*Job*:
Return the listing below verbatim. Pictures do not belong in the copy.

*Information provided*:
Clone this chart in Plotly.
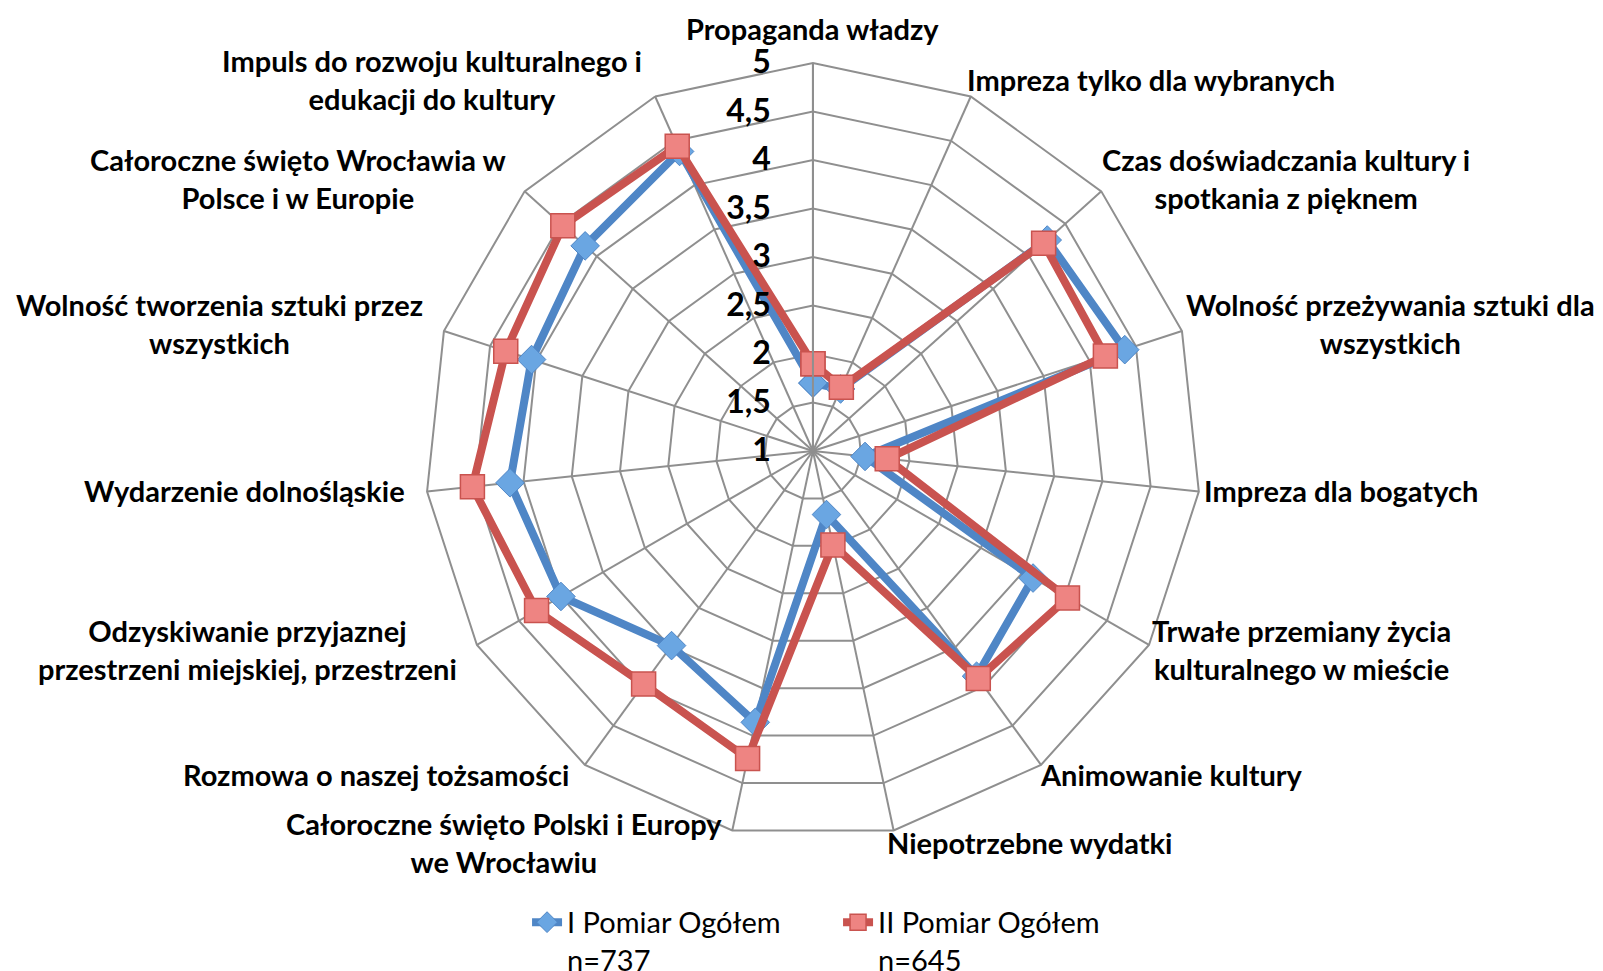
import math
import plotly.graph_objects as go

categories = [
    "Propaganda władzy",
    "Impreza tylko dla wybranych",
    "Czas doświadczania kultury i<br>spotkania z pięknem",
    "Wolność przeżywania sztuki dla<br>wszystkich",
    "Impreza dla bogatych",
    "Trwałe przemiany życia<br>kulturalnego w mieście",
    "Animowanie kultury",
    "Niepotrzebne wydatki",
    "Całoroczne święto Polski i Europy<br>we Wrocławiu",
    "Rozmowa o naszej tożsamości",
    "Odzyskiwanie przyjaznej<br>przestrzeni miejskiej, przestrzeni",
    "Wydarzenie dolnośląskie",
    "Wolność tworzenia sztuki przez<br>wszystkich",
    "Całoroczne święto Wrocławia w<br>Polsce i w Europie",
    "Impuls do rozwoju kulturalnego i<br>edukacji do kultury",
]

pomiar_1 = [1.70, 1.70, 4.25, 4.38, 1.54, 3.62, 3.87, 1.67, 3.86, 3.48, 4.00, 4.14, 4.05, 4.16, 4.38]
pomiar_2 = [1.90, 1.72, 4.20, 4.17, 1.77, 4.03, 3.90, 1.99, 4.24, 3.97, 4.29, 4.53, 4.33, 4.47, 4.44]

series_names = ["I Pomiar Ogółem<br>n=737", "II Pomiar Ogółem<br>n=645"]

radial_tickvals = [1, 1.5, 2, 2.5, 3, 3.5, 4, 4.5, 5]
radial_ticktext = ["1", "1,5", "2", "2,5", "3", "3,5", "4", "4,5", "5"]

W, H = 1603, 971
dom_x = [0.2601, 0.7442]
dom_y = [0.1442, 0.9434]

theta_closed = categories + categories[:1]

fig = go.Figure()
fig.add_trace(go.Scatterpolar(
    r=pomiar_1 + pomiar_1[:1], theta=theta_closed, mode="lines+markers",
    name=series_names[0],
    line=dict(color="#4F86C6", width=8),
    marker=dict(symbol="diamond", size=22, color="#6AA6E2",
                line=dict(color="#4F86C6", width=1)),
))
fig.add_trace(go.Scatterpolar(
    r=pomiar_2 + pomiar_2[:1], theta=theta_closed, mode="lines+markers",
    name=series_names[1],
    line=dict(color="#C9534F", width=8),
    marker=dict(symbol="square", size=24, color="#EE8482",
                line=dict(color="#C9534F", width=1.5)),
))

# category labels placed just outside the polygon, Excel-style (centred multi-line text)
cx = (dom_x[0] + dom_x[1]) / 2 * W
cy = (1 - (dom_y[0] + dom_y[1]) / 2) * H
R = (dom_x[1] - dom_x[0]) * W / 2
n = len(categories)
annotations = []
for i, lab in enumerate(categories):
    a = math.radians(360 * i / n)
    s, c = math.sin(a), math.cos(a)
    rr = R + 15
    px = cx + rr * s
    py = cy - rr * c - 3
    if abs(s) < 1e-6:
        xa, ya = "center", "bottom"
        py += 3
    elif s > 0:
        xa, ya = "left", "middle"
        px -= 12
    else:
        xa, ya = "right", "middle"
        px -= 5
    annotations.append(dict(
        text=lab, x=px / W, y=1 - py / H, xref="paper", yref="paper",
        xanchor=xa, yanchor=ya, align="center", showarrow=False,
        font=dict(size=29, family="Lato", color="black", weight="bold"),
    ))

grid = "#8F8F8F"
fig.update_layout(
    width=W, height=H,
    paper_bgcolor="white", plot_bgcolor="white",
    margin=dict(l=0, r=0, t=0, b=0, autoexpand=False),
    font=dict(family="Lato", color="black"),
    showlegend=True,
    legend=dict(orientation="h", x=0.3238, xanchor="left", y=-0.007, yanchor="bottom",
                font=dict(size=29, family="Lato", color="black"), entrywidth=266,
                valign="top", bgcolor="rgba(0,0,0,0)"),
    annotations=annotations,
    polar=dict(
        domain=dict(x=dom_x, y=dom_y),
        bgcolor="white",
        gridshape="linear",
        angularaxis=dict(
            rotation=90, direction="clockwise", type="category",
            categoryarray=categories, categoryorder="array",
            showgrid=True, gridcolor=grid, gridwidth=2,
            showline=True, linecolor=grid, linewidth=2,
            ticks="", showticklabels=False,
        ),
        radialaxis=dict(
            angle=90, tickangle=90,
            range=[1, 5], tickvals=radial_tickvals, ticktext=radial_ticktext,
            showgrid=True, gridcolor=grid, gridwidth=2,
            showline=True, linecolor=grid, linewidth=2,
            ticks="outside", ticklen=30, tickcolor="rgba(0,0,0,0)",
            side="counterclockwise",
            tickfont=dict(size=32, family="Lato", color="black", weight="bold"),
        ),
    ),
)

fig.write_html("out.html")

*Exercise output*:
Clone this chart in Plotly.
import math
import plotly.graph_objects as go

categories = [
    "Propaganda władzy",
    "Impreza tylko dla wybranych",
    "Czas doświadczania kultury i<br>spotkania z pięknem",
    "Wolność przeżywania sztuki dla<br>wszystkich",
    "Impreza dla bogatych",
    "Trwałe przemiany życia<br>kulturalnego w mieście",
    "Animowanie kultury",
    "Niepotrzebne wydatki",
    "Całoroczne święto Polski i Europy<br>we Wrocławiu",
    "Rozmowa o naszej tożsamości",
    "Odzyskiwanie przyjaznej<br>przestrzeni miejskiej, przestrzeni",
    "Wydarzenie dolnośląskie",
    "Wolność tworzenia sztuki przez<br>wszystkich",
    "Całoroczne święto Wrocławia w<br>Polsce i w Europie",
    "Impuls do rozwoju kulturalnego i<br>edukacji do kultury",
]

pomiar_1 = [1.70, 1.70, 4.25, 4.38, 1.54, 3.62, 3.87, 1.67, 3.86, 3.48, 4.00, 4.14, 4.05, 4.16, 4.38]
pomiar_2 = [1.90, 1.72, 4.20, 4.17, 1.77, 4.03, 3.90, 1.99, 4.24, 3.97, 4.29, 4.53, 4.33, 4.47, 4.44]

series_names = ["I Pomiar Ogółem<br>n=737", "II Pomiar Ogółem<br>n=645"]

radial_tickvals = [1, 1.5, 2, 2.5, 3, 3.5, 4, 4.5, 5]
radial_ticktext = ["1", "1,5", "2", "2,5", "3", "3,5", "4", "4,5", "5"]

W, H = 1603, 971
dom_x = [0.2601, 0.7442]
dom_y = [0.1442, 0.9434]

theta_closed = categories + categories[:1]

fig = go.Figure()
fig.add_trace(go.Scatterpolar(
    r=pomiar_1 + pomiar_1[:1], theta=theta_closed, mode="lines+markers",
    name=series_names[0],
    line=dict(color="#4F86C6", width=8),
    marker=dict(symbol="diamond", size=22, color="#6AA6E2",
                line=dict(color="#4F86C6", width=1)),
))
fig.add_trace(go.Scatterpolar(
    r=pomiar_2 + pomiar_2[:1], theta=theta_closed, mode="lines+markers",
    name=series_names[1],
    line=dict(color="#C9534F", width=8),
    marker=dict(symbol="square", size=24, color="#EE8482",
                line=dict(color="#C9534F", width=1.5)),
))

# category labels placed just outside the polygon, Excel-style (centred multi-line text)
cx = (dom_x[0] + dom_x[1]) / 2 * W
cy = (1 - (dom_y[0] + dom_y[1]) / 2) * H
R = (dom_x[1] - dom_x[0]) * W / 2
n = len(categories)
annotations = []
for i, lab in enumerate(categories):
    a = math.radians(360 * i / n)
    s, c = math.sin(a), math.cos(a)
    rr = R + 15
    px = cx + rr * s
    py = cy - rr * c - 3
    if abs(s) < 1e-6:
        xa, ya = "center", "bottom"
        py += 3
    elif s > 0:
        xa, ya = "left", "middle"
        px -= 12
    else:
        xa, ya = "right", "middle"
        px -= 5
    annotations.append(dict(
        text=lab, x=px / W, y=1 - py / H, xref="paper", yref="paper",
        xanchor=xa, yanchor=ya, align="center", showarrow=False,
        font=dict(size=29, family="Lato", color="black", weight="bold"),
    ))

grid = "#8F8F8F"
fig.update_layout(
    width=W, height=H,
    paper_bgcolor="white", plot_bgcolor="white",
    margin=dict(l=0, r=0, t=0, b=0, autoexpand=False),
    font=dict(family="Lato", color="black"),
    showlegend=True,
    legend=dict(orientation="h", x=0.3238, xanchor="left", y=-0.007, yanchor="bottom",
                font=dict(size=29, family="Lato", color="black"), entrywidth=266,
                valign="top", bgcolor="rgba(0,0,0,0)"),
    annotations=annotations,
    polar=dict(
        domain=dict(x=dom_x, y=dom_y),
        bgcolor="white",
        gridshape="linear",
        angularaxis=dict(
            rotation=90, direction="clockwise", type="category",
            categoryarray=categories, categoryorder="array",
            showgrid=True, gridcolor=grid, gridwidth=2,
            showline=True, linecolor=grid, linewidth=2,
            ticks="", showticklabels=False,
        ),
        radialaxis=dict(
            angle=90, tickangle=90,
            range=[1, 5], tickvals=radial_tickvals, ticktext=radial_ticktext,
            showgrid=True, gridcolor=grid, gridwidth=2,
            showline=True, linecolor=grid, linewidth=2,
            ticks="outside", ticklen=30, tickcolor="rgba(0,0,0,0)",
            side="counterclockwise",
            tickfont=dict(size=32, family="Lato", color="black", weight="bold"),
        ),
    ),
)

fig.write_html("out.html")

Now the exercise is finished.